» TASK BRIEF: Only the lines from the beginning of the entries through the one with "var arcs = pie(data);" should be written out, please, exactly and without any pictures.

— Start of RECORDS PROVIDED —

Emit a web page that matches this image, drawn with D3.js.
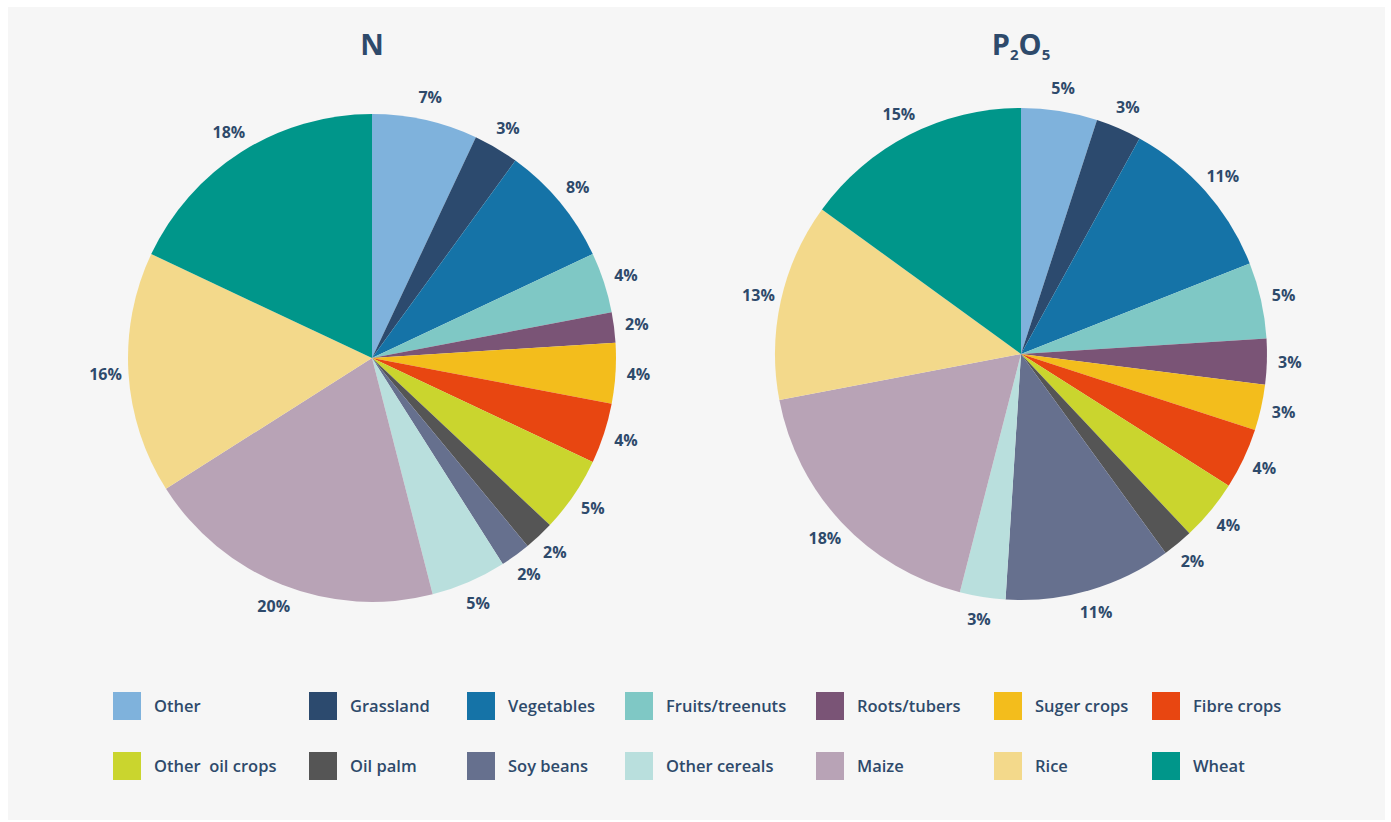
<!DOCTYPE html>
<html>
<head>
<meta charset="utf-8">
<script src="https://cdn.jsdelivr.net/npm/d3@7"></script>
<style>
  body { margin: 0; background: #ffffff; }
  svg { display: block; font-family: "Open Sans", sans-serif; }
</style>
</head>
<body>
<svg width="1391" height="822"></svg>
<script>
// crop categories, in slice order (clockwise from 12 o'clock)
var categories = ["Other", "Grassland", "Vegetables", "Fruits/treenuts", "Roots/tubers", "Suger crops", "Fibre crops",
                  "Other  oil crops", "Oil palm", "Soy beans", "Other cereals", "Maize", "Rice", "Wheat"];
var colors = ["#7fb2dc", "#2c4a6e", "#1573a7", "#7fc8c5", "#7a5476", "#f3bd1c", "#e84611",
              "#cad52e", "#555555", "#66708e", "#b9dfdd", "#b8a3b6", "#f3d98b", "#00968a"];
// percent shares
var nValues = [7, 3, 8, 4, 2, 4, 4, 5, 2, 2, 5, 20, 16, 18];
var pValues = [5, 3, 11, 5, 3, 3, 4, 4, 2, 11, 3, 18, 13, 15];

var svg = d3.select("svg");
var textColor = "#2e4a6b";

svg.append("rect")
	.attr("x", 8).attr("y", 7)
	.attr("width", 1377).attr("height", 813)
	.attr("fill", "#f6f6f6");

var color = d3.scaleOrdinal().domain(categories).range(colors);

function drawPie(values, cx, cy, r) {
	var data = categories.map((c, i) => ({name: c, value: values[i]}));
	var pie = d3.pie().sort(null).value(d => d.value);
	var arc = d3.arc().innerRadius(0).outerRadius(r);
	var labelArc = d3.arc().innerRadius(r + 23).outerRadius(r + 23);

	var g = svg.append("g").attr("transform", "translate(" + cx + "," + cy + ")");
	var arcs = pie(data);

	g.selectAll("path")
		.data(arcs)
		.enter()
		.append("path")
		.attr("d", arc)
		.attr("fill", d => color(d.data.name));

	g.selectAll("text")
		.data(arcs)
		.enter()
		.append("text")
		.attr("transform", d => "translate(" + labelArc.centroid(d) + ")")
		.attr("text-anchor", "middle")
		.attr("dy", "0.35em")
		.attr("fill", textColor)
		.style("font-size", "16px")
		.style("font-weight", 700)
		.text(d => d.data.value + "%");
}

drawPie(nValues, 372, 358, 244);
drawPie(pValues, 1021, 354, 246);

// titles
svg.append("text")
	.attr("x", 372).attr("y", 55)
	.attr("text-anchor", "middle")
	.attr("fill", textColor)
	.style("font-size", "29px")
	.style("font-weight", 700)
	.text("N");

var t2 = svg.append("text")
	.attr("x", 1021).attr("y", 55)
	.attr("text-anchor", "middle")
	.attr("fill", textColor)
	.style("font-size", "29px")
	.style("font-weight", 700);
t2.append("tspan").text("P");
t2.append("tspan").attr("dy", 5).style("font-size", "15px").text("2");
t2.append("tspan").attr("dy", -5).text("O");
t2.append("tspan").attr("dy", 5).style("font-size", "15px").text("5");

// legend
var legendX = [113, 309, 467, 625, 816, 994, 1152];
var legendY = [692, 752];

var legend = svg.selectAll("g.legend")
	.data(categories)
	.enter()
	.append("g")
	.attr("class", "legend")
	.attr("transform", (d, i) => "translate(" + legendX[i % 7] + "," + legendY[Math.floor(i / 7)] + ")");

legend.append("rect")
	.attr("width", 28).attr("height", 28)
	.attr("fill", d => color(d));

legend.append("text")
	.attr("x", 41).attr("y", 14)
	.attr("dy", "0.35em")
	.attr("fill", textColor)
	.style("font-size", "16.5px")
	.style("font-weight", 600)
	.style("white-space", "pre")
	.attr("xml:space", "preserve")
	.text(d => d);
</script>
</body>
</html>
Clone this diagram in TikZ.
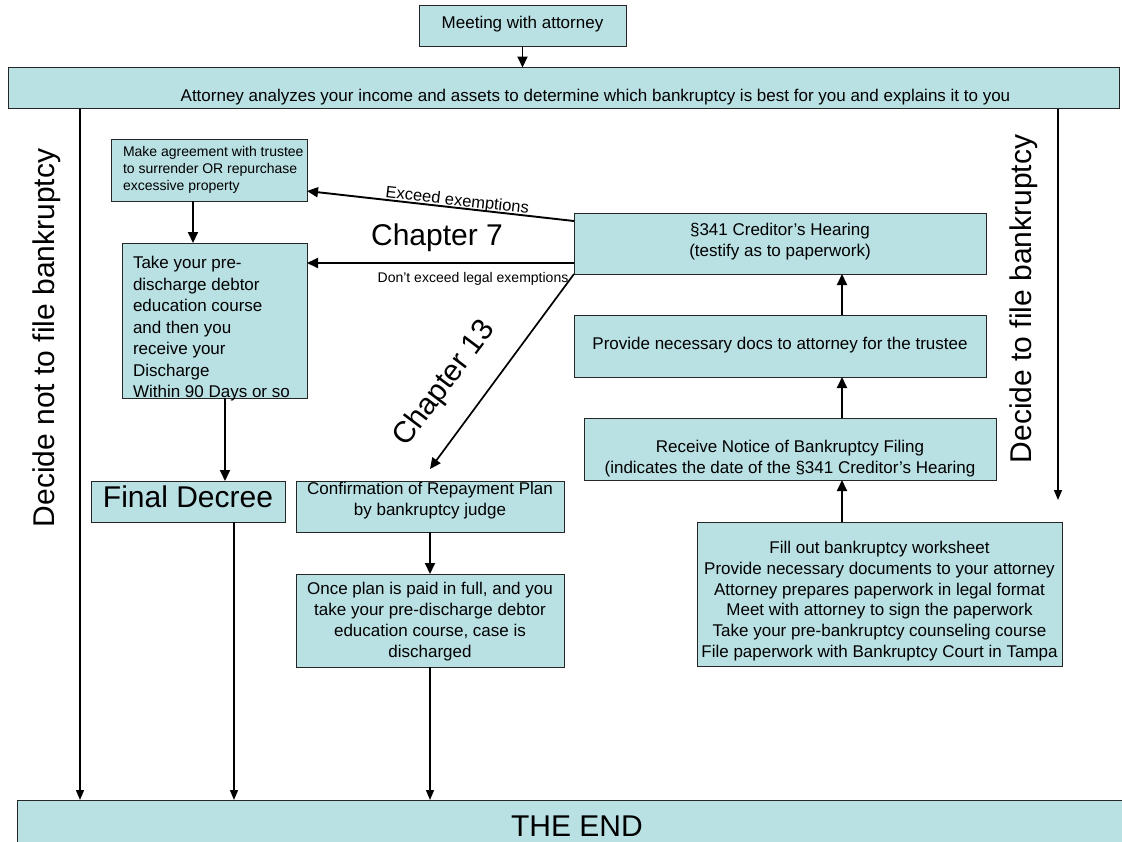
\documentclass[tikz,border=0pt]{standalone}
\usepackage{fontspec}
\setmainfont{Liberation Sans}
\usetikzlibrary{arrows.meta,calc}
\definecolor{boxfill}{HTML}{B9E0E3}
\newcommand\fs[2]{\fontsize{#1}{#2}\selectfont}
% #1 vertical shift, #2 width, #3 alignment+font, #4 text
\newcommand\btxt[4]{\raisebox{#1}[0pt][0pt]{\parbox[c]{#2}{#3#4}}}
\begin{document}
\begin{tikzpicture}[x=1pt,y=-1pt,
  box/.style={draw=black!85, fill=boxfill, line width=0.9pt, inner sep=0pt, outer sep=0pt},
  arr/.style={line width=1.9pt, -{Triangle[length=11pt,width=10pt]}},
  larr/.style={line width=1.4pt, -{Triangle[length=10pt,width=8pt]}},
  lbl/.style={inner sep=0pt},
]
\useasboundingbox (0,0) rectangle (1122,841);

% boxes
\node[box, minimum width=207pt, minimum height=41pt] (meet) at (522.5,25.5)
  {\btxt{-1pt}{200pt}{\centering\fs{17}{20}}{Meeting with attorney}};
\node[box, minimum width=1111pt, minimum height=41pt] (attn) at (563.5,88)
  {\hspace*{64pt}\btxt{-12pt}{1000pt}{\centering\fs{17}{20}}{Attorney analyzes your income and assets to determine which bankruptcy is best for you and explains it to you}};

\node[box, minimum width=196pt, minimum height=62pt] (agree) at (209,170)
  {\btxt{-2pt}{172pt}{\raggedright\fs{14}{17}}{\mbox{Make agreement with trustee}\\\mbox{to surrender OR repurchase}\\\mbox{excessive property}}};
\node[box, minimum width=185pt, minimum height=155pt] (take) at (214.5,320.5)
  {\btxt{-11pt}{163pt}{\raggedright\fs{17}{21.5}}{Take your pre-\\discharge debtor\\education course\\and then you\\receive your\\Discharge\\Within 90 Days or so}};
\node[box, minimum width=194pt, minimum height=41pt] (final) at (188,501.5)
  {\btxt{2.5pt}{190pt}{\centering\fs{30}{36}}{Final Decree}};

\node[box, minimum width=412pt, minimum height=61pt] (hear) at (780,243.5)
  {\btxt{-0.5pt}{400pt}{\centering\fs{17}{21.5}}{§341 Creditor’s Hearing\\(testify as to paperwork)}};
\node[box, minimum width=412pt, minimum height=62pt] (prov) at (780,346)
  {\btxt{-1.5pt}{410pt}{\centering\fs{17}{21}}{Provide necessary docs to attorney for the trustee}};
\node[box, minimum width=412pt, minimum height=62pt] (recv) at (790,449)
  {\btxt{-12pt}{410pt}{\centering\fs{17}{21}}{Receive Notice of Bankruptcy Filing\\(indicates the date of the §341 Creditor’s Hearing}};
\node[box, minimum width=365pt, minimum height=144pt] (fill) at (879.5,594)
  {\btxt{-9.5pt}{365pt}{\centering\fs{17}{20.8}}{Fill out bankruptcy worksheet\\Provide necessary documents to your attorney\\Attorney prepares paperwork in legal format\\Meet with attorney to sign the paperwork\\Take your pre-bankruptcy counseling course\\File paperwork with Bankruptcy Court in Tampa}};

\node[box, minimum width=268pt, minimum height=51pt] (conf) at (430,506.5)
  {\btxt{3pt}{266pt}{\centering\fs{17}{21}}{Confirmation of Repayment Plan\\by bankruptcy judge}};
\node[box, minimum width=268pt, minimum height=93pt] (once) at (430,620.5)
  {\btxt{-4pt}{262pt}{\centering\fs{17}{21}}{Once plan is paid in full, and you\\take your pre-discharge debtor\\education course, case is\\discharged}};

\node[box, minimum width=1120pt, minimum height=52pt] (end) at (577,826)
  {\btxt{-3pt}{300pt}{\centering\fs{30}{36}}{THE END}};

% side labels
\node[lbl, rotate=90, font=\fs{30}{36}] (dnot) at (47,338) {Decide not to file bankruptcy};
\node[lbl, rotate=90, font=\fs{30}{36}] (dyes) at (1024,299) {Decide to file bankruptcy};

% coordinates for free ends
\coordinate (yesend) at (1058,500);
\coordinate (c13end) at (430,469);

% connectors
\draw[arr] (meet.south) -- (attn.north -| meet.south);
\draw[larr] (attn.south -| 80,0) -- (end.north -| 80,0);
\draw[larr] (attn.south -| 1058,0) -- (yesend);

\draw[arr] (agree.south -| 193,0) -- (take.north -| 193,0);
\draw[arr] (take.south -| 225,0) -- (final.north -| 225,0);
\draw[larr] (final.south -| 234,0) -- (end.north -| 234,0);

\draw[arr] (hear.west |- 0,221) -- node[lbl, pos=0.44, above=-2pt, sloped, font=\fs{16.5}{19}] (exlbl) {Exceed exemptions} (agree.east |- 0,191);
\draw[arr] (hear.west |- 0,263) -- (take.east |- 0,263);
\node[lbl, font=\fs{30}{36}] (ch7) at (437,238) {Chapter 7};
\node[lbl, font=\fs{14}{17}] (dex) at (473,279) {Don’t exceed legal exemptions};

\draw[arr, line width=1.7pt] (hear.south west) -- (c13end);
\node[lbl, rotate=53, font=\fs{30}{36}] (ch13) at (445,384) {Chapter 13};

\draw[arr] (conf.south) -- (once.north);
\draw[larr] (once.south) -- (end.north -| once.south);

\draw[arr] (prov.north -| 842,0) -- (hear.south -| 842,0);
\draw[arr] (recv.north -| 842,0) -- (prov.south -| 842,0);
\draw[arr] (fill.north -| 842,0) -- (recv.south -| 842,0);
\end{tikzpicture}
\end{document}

— End of RECORDS PROVIDED —

» EXPECTED ANSWER:
Emit a web page that matches this image, drawn with D3.js.
<!DOCTYPE html>
<html>
<head>
<meta charset="utf-8">
<script src="https://cdn.jsdelivr.net/npm/d3@7"></script>
<style>
  body { margin: 0; background: #ffffff; }
  svg { display: block; font-family: "Open Sans", sans-serif; }
</style>
</head>
<body>
<svg width="1391" height="822"></svg>
<script>
// crop categories, in slice order (clockwise from 12 o'clock)
var categories = ["Other", "Grassland", "Vegetables", "Fruits/treenuts", "Roots/tubers", "Suger crops", "Fibre crops",
                  "Other  oil crops", "Oil palm", "Soy beans", "Other cereals", "Maize", "Rice", "Wheat"];
var colors = ["#7fb2dc", "#2c4a6e", "#1573a7", "#7fc8c5", "#7a5476", "#f3bd1c", "#e84611",
              "#cad52e", "#555555", "#66708e", "#b9dfdd", "#b8a3b6", "#f3d98b", "#00968a"];
// percent shares
var nValues = [7, 3, 8, 4, 2, 4, 4, 5, 2, 2, 5, 20, 16, 18];
var pValues = [5, 3, 11, 5, 3, 3, 4, 4, 2, 11, 3, 18, 13, 15];

var svg = d3.select("svg");
var textColor = "#2e4a6b";

svg.append("rect")
	.attr("x", 8).attr("y", 7)
	.attr("width", 1377).attr("height", 813)
	.attr("fill", "#f6f6f6");

var color = d3.scaleOrdinal().domain(categories).range(colors);

function drawPie(values, cx, cy, r) {
	var data = categories.map((c, i) => ({name: c, value: values[i]}));
	var pie = d3.pie().sort(null).value(d => d.value);
	var arc = d3.arc().innerRadius(0).outerRadius(r);
	var labelArc = d3.arc().innerRadius(r + 23).outerRadius(r + 23);

	var g = svg.append("g").attr("transform", "translate(" + cx + "," + cy + ")");
	var arcs = pie(data);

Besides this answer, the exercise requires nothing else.